[WHAT TO PRODUCE] Please print exactly the lines below, from the start of the material up to and including the line with "(0,0) rectangle (604,783);", but none of the pictures.

_ _ _ _ _

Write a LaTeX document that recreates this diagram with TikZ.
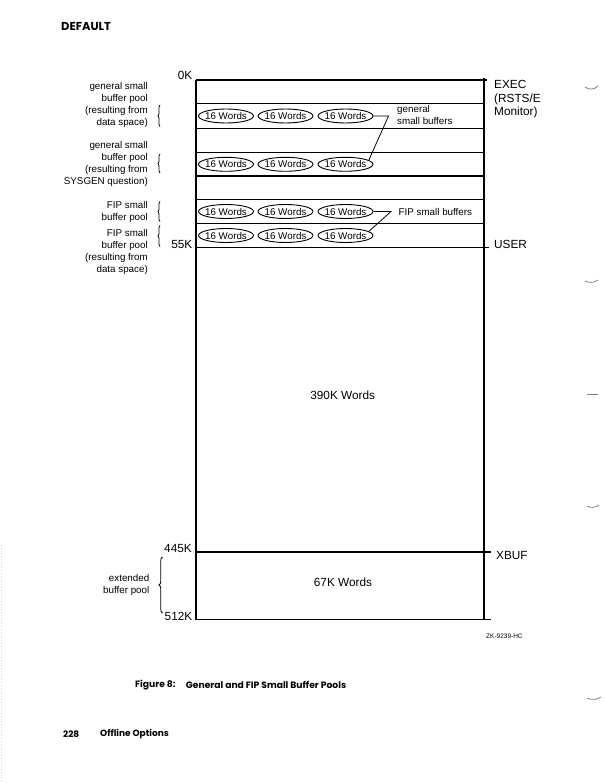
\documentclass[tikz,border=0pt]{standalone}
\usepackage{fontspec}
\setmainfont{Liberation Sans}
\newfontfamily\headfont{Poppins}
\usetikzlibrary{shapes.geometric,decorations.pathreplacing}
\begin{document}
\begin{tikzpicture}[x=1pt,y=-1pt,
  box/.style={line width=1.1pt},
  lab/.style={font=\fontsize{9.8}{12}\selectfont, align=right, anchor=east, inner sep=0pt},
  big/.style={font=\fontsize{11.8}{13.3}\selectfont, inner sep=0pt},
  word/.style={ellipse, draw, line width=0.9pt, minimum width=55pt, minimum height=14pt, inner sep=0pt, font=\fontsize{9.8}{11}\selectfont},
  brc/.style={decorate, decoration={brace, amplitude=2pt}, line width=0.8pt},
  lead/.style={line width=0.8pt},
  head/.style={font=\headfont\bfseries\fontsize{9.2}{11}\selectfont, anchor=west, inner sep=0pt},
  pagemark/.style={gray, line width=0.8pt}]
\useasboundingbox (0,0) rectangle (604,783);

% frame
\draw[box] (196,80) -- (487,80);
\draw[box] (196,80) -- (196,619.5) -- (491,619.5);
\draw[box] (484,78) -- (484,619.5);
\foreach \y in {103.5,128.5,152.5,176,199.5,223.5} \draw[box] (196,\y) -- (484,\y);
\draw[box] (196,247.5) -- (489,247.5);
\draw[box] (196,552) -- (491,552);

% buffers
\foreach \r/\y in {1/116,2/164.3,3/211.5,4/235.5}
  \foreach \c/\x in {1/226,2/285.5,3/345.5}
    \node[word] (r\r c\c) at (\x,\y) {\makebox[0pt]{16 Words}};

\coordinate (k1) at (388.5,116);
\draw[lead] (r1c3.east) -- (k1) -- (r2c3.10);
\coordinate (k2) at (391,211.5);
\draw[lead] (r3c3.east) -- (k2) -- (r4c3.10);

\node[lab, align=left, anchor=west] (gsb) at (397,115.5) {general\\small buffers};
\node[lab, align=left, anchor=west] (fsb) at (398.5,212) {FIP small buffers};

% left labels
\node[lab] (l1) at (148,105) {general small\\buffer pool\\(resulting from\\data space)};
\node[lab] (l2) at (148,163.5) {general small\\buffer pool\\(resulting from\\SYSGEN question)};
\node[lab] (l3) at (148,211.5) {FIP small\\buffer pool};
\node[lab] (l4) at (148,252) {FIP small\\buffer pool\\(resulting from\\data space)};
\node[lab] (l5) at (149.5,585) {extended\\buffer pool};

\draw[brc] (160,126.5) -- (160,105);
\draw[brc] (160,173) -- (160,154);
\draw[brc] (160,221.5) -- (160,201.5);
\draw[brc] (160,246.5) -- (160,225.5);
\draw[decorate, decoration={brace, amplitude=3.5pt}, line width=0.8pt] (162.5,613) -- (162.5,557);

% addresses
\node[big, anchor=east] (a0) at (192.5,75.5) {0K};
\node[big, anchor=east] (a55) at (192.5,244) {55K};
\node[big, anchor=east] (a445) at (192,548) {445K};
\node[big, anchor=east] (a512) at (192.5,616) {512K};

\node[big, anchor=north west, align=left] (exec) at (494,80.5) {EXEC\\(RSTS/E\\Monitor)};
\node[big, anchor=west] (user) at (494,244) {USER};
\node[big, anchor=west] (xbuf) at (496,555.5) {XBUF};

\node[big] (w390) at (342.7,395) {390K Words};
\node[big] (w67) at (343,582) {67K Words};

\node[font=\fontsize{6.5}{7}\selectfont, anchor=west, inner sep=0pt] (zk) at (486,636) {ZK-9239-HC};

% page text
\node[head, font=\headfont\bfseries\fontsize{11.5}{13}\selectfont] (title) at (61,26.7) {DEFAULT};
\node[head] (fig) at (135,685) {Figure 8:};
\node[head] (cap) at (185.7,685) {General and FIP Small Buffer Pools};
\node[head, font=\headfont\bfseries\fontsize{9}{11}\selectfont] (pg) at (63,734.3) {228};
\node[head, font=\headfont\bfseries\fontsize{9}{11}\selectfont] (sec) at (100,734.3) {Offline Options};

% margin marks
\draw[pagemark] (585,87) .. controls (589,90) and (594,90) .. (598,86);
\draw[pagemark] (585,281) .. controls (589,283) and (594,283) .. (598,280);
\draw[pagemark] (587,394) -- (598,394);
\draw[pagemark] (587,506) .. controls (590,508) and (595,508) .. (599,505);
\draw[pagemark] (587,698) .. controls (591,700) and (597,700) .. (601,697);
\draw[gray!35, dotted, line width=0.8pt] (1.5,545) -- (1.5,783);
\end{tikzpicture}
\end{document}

_ _ _ _ _

[FULL SOLUTION]
Write a LaTeX document that recreates this diagram with TikZ.
\documentclass[tikz,border=0pt]{standalone}
\usepackage{fontspec}
\setmainfont{Liberation Sans}
\newfontfamily\headfont{Poppins}
\usetikzlibrary{shapes.geometric,decorations.pathreplacing}
\begin{document}
\begin{tikzpicture}[x=1pt,y=-1pt,
  box/.style={line width=1.1pt},
  lab/.style={font=\fontsize{9.8}{12}\selectfont, align=right, anchor=east, inner sep=0pt},
  big/.style={font=\fontsize{11.8}{13.3}\selectfont, inner sep=0pt},
  word/.style={ellipse, draw, line width=0.9pt, minimum width=55pt, minimum height=14pt, inner sep=0pt, font=\fontsize{9.8}{11}\selectfont},
  brc/.style={decorate, decoration={brace, amplitude=2pt}, line width=0.8pt},
  lead/.style={line width=0.8pt},
  head/.style={font=\headfont\bfseries\fontsize{9.2}{11}\selectfont, anchor=west, inner sep=0pt},
  pagemark/.style={gray, line width=0.8pt}]
\useasboundingbox (0,0) rectangle (604,783);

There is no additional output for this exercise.